Controle Semântico: Uma estratégia argumentativa cada vez mais importante
Controle Semântico
Eu já tinha escutado sobre a manipulação por rótulos na faculdade e como isso foi utilizado para criar estratégias de etiquetamento criminal (labeling approach). Essa abordagem, desenvolvida por teóricos como Howard Becker, demonstra como rótulos sociais podem determinar trajetórias criminais. Lombroso, com suas teorias controversas sobre o “criminoso nato”, exemplificava como pré-definições podem moldar não apenas percepções, mas destinos.
Mas foi a leitura de Making Your Case: The Art of Persuading Judges, de Antonin Scalia e Bryan Garner, que verdadeiramente transformou minha compreensão sobre esta técnica argumentativa:
Labels are important. That’s why people use euphemisms and why names are periodically changed. And that’s why you should think through the terminology of your case. Use names and words that favor your side of the argument.
Rótulos são importantes. É por isso que as pessoas usam eufemismos e por que os nomes são periodicamente alterados. E é por isso que você deve pensar cuidadosamente sobre a terminologia do seu caso. Use nomes e palavras que favoreçam seu lado do argumento.
No livro o autor exploca como o uso sutil de etiquetas podem mudar toda a semântica de uma situação e trazer uma carga implicita de simbologia ao cenário que está sendo trabalhado
Incidente vs. Desastre
Nem sempre o etiquetamento é sobre pessoas, mas pode ser sobre eventos. Um exemplo que me chamou a atenção no livro foi de um acidente ambiental ocorrido nos Estados Unidos.
O autor aponta que desde o início o representante da empresa chamou o evento de “O incidente”, o que acabou “pegando” inclusive durante o processo judicial. Provavelmente a situação seria diferente se o termo fosse “o desastre” ou o “crime ambiental”. Perceba a simbologia e a carga que cada termo traz.
Aplicação no Direito
Depois de ler esse capítulo, passei a redobrar meu cuidado com a semântica nas minhas petições, transformando nomes padronizados do direito em nome das partes interessadas e criando sutis pontos que garantem uma melhor argumentação implícita.
Perceba alguns exemplo:
- Pai dedicado x Genitor (qualificação emocional)

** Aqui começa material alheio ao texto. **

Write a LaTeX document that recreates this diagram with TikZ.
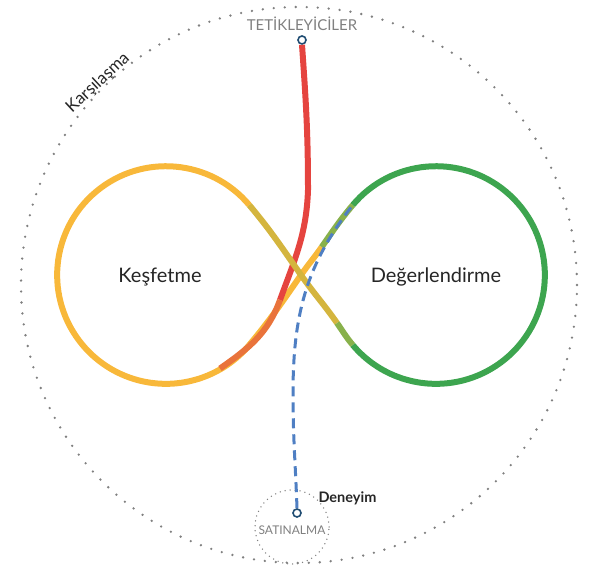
\documentclass[tikz,border=0pt]{standalone}
\usepackage{fontspec}
\setmainfont{Lato}
\usepackage{tikz}

\definecolor{kesfyellow}{HTML}{F8B83A}
\definecolor{degergreen}{HTML}{3DA54F}
\definecolor{mixolive}{HTML}{D4B53E}
\definecolor{mixgreen}{HTML}{88B14B}
\definecolor{trigred}{HTML}{E5443F}
\definecolor{trigorange}{HTML}{E9733B}
\definecolor{deneyblue}{HTML}{4F7FC3}
\definecolor{markblue}{HTML}{1F4C72}

\begin{document}
\begin{tikzpicture}[x=1pt, y=1pt,
    loop/.style={line width=6pt},
    marker/.style={circle, draw=markblue, fill=white, line width=1.6pt, minimum size=8pt, inner sep=0pt},
    dotline/.style={draw=gray, line width=2.6pt, line cap=round, dash pattern=on 0pt off 11pt},
    smalldots/.style={draw=gray, line width=1.5pt, line cap=round, dash pattern=on 0pt off 5pt},
    caption/.style={text=gray, font=\fontsize{15}{17}\selectfont},
    loopname/.style={text=black!85, font=\fontsize{20}{22}\selectfont}]
        \useasboundingbox (0,0) rectangle (596,569);

        % dotted frames
        \draw [dotline] (299,284) circle [radius=278];
        \draw [smalldots] (292,42) circle [radius=37];

        % points of the figure eight
        \coordinate (ltop) at (249.3,363.9);
        \coordinate (lbot) at (249.3,224.1);
        \coordinate (rtop) at (352.7,363.9);
        \coordinate (rbot) at (352.7,224.1);
        \coordinate (cross) at (301,294);
        \coordinate (amid) at (321.7,322);
        \coordinate (dmid) at (337,246);
        \coordinate (redend) at (220,200.5);

        % loops
        \draw [loop, kesfyellow] (ltop) arc [start angle=40, end angle=320, radius=108.8];
        \draw [loop, degergreen] (rtop) arc [start angle=140, end angle=-140, radius=108.8];

        % rising stroke
        \draw [loop, kesfyellow] (lbot) to [out=50, in=235] (cross) to [out=55, in=235] (amid);
        \draw [loop, mixgreen] (amid) to [out=55, in=230] (rtop);

        % triggers
        \node [marker] (trig) at (302,529) {};
        \node [caption, above=1pt] (trigtxt) at (trig.north) {TETİKLEYİCİLER};
        \coordinate (redmid) at (308,379);
        \coordinate (redturn) at (280,269);
        \draw [loop, trigred] (trig.south) to [out=-86, in=90] (redmid) to [out=-92, in=70] (redturn);
        \draw [loop, trigorange] (redturn) to [out=-110, in=35] (redend);

        % falling stroke
        \draw [loop, mixolive] (ltop) to [out=-50, in=125] (cross) to [out=-55, in=125] (dmid);
        \draw [loop, mixgreen] (dmid) to [out=-55, in=130] (rbot);

        % purchase
        \node [marker] (buy) at (297,56) {};
        \node [caption, font=\fontsize{12}{14}\selectfont] (buytxt) at (292,39) {SATINALMA};
        \node [text=black!85, font=\bfseries\fontsize{14.5}{16}\selectfont, anchor=west] (deney) at (315,71) {Deneyim};
        \coordinate (bluemid) at (293,175);
        \draw [deneyblue, line width=3pt, dash pattern=on 10pt off 6pt] (buy.north) to [out=92, in=-90] (bluemid) to [out=90, in=232] (rtop);

        % names
        \node [loopname] (kesf) at (160,292) {Keşfetme};
        \node [loopname] (deger) at (436,292) {Değerlendirme};
        \node [text=black!85, rotate=43, font=\fontsize{17}{19}\selectfont] (karsi) at (98,486) {Karşılaşma};
\end{tikzpicture}
\end{document}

- Lar destruído x Imóvel danificado (ancoragem emocional)
- O agressor atacou Maria x A denunciante foi agredida pelo denunciado (voz ativa);
Mas não exagere! Use esses termos com parcimônia e sabedoria. Do contrário sua petição corre o risco de ser sentimentalista e até ridícula. Você pode intercalar alguns termos comuns do direito com essa técnica para não ficar massante.
Persuasão x Manipulação
Mas o mais importante, foi aprender a me defender contra o uso deste argumento, que também pode ser considerado uma falácia, dependendo da forma que é empregado.
Essa técnia é usado ao extremo por uma argumentação vazia e que foge do argumento e a utiliza como forma de ataque a pessoa e não a ideia, semelhante a argumentação por medo e vergonha que eu já relatei aqui.
É mais fácil combater uma pessoa etiquetada e anular todo o seu raciocínio do que de fato enfrentar seus argumentos.
Na era das redes sociais e da comunicação instantânea, o controle semântico tornou-se ainda mais poderoso. Hashtags, memes e slogans são formas concentradas desta técnica. Observe como diferentes grupos políticos e sociais nomeiam os mesmos eventos.
Conclusão
O controle semântico é uma ferramenta poderosa que permeia todas as esferas da comunicação humana. Desde salas de tribunal até manchetes de jornais, desde debates políticos até conversas cotidianas, as palavras que escolhemos moldam realidades.
A partir de agora, convido você a desenvolver uma consciência aguçada sobre esta técnica. Observe como diferentes meios de comunicação reportam o mesmo evento. Note como advogados, políticos e formadores de opinião escolhem cuidadosamente seus termos. Perceba quando alguém tenta substituir argumentação sólida por rotulação emocional.
Mais importante ainda: quando você identificar o uso manipulativo do controle semântico, não hesite em expô-lo. Pergunte: “Por que você está usando esse termo específico?” ou “Podemos discutir o mérito do argumento sem rótulos?”
A linguagem é poder, é mágica. Use-a sabiamente, defenda-se conscientemente, e nunca subestime o impacto de uma única palavra bem escolhida – ou mal-intencionada.